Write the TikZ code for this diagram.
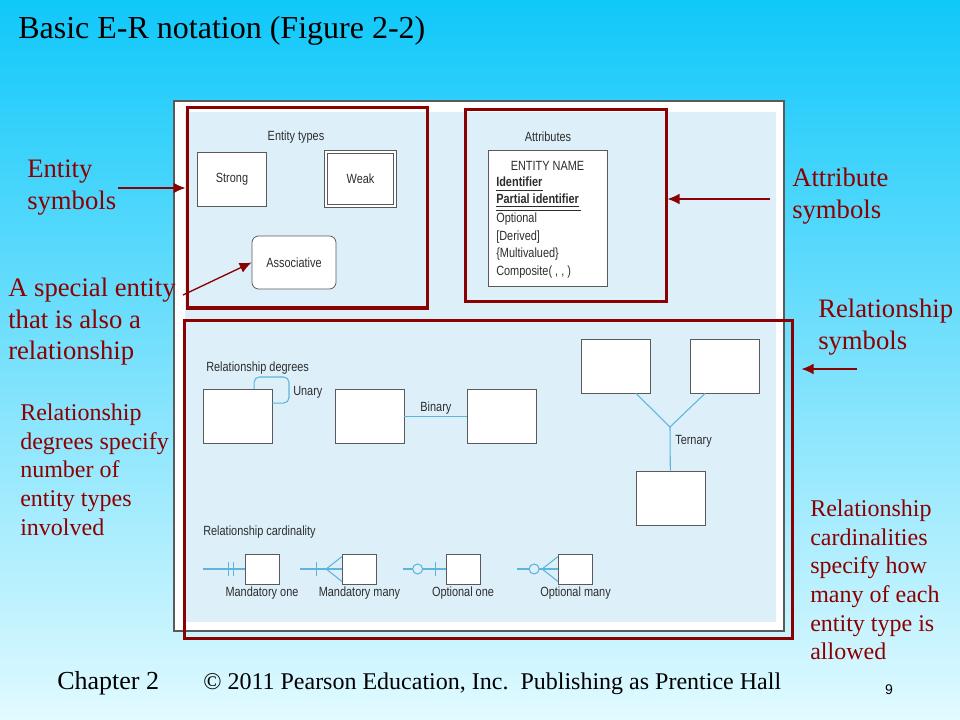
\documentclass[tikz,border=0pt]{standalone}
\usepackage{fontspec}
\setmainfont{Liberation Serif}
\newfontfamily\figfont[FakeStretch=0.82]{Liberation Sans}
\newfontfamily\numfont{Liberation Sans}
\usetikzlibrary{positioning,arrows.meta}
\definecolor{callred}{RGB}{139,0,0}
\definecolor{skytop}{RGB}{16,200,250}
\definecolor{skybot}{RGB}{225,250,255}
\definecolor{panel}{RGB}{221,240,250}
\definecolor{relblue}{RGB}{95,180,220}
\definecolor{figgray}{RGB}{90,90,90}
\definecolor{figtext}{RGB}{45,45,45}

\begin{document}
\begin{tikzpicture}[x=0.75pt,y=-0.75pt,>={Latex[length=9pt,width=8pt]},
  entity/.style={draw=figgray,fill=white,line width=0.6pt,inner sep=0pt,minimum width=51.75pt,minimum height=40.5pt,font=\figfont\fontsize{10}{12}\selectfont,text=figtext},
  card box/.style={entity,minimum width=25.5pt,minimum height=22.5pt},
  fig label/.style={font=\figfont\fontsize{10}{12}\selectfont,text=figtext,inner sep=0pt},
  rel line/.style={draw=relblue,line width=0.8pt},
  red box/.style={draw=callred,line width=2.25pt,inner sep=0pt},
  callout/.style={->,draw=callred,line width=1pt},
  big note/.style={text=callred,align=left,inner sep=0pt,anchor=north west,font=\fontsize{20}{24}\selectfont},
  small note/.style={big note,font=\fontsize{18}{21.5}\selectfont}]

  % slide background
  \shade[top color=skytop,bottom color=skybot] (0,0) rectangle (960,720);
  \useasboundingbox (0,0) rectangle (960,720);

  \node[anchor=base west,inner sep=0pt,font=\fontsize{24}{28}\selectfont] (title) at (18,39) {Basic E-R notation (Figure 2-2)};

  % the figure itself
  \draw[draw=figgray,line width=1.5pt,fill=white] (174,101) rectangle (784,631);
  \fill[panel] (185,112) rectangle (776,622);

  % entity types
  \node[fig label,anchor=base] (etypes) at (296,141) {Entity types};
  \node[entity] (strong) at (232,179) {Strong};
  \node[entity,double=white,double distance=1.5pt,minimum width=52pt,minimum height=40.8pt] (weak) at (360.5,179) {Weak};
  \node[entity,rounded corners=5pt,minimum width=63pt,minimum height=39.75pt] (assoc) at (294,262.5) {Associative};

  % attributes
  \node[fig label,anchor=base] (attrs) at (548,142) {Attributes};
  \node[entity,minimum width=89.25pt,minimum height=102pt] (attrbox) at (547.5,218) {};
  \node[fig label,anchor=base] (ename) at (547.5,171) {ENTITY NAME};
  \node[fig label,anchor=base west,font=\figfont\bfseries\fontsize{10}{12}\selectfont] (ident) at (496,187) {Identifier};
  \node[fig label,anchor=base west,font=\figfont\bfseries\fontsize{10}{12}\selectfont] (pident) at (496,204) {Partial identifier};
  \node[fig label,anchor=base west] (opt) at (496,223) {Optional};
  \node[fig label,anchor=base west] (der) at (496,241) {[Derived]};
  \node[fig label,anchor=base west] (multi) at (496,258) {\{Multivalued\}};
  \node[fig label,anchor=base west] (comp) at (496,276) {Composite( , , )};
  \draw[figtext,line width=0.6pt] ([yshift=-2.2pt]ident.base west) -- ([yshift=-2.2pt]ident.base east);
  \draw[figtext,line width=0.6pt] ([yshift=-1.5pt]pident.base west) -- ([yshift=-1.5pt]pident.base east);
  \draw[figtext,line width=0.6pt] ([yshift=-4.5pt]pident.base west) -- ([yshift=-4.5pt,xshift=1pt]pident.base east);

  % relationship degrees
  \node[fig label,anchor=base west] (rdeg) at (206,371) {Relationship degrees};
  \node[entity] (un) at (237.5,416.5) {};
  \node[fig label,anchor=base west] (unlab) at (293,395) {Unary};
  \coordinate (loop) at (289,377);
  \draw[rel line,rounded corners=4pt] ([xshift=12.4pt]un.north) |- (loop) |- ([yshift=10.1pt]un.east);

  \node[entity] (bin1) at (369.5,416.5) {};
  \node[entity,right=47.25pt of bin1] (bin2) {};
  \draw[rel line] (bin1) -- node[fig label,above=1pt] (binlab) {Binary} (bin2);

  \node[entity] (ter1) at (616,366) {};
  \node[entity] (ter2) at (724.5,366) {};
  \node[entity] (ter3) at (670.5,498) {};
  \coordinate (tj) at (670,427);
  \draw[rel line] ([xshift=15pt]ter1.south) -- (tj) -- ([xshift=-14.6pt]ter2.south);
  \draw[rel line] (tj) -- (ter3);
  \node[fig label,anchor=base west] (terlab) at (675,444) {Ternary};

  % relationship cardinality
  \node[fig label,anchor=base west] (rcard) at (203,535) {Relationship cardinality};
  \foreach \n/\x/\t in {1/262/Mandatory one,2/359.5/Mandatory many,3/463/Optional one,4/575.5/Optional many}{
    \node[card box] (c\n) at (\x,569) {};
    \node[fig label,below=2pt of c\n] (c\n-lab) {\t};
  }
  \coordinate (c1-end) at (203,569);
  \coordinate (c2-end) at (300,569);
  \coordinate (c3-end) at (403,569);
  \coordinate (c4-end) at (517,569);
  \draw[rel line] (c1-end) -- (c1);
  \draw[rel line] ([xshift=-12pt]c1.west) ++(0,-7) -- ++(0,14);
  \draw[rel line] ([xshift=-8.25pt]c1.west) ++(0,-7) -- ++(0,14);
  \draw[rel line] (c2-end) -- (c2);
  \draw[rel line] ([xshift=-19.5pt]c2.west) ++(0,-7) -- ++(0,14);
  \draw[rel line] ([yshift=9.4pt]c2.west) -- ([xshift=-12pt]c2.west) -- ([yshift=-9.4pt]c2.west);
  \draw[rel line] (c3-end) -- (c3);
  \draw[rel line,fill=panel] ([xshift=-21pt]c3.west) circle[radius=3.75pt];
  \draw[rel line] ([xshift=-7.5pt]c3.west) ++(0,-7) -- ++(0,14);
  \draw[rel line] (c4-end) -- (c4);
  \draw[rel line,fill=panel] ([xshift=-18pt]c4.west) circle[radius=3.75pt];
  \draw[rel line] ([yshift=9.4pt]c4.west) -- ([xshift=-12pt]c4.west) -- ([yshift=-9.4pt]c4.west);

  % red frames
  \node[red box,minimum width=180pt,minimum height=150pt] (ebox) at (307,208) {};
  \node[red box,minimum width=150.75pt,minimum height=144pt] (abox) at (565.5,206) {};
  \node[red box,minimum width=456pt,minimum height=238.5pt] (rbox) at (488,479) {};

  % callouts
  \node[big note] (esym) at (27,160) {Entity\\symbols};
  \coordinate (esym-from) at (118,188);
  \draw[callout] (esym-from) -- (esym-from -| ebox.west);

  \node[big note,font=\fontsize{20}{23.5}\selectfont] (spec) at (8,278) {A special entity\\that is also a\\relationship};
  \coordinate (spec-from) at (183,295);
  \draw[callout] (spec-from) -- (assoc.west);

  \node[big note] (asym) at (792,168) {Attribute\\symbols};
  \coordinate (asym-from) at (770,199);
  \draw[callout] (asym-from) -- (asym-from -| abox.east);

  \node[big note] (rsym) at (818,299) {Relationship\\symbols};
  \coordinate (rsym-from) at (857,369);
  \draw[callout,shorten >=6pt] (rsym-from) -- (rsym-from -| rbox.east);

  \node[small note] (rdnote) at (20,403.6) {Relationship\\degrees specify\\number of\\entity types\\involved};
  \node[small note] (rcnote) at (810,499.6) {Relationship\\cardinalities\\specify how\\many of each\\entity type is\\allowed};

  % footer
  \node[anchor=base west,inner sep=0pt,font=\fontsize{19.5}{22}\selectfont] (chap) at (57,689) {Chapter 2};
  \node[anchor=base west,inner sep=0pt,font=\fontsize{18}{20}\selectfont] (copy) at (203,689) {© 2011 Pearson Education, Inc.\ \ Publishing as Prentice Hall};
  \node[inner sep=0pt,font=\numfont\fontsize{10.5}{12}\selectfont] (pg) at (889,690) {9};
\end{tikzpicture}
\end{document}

□ □ □

WHAT THE EXERCISE ASKS: Exactly as written, please give again the lines from the beginning of the listing through the line containing "(185,112) rectangle (776,622);", inclusive, without any pictures.

COMPLETE OUTPUT:
Write the TikZ code for this diagram.
\documentclass[tikz,border=0pt]{standalone}
\usepackage{fontspec}
\setmainfont{Liberation Serif}
\newfontfamily\figfont[FakeStretch=0.82]{Liberation Sans}
\newfontfamily\numfont{Liberation Sans}
\usetikzlibrary{positioning,arrows.meta}
\definecolor{callred}{RGB}{139,0,0}
\definecolor{skytop}{RGB}{16,200,250}
\definecolor{skybot}{RGB}{225,250,255}
\definecolor{panel}{RGB}{221,240,250}
\definecolor{relblue}{RGB}{95,180,220}
\definecolor{figgray}{RGB}{90,90,90}
\definecolor{figtext}{RGB}{45,45,45}

\begin{document}
\begin{tikzpicture}[x=0.75pt,y=-0.75pt,>={Latex[length=9pt,width=8pt]},
  entity/.style={draw=figgray,fill=white,line width=0.6pt,inner sep=0pt,minimum width=51.75pt,minimum height=40.5pt,font=\figfont\fontsize{10}{12}\selectfont,text=figtext},
  card box/.style={entity,minimum width=25.5pt,minimum height=22.5pt},
  fig label/.style={font=\figfont\fontsize{10}{12}\selectfont,text=figtext,inner sep=0pt},
  rel line/.style={draw=relblue,line width=0.8pt},
  red box/.style={draw=callred,line width=2.25pt,inner sep=0pt},
  callout/.style={->,draw=callred,line width=1pt},
  big note/.style={text=callred,align=left,inner sep=0pt,anchor=north west,font=\fontsize{20}{24}\selectfont},
  small note/.style={big note,font=\fontsize{18}{21.5}\selectfont}]

  % slide background
  \shade[top color=skytop,bottom color=skybot] (0,0) rectangle (960,720);
  \useasboundingbox (0,0) rectangle (960,720);

  \node[anchor=base west,inner sep=0pt,font=\fontsize{24}{28}\selectfont] (title) at (18,39) {Basic E-R notation (Figure 2-2)};

  % the figure itself
  \draw[draw=figgray,line width=1.5pt,fill=white] (174,101) rectangle (784,631);
  \fill[panel] (185,112) rectangle (776,622);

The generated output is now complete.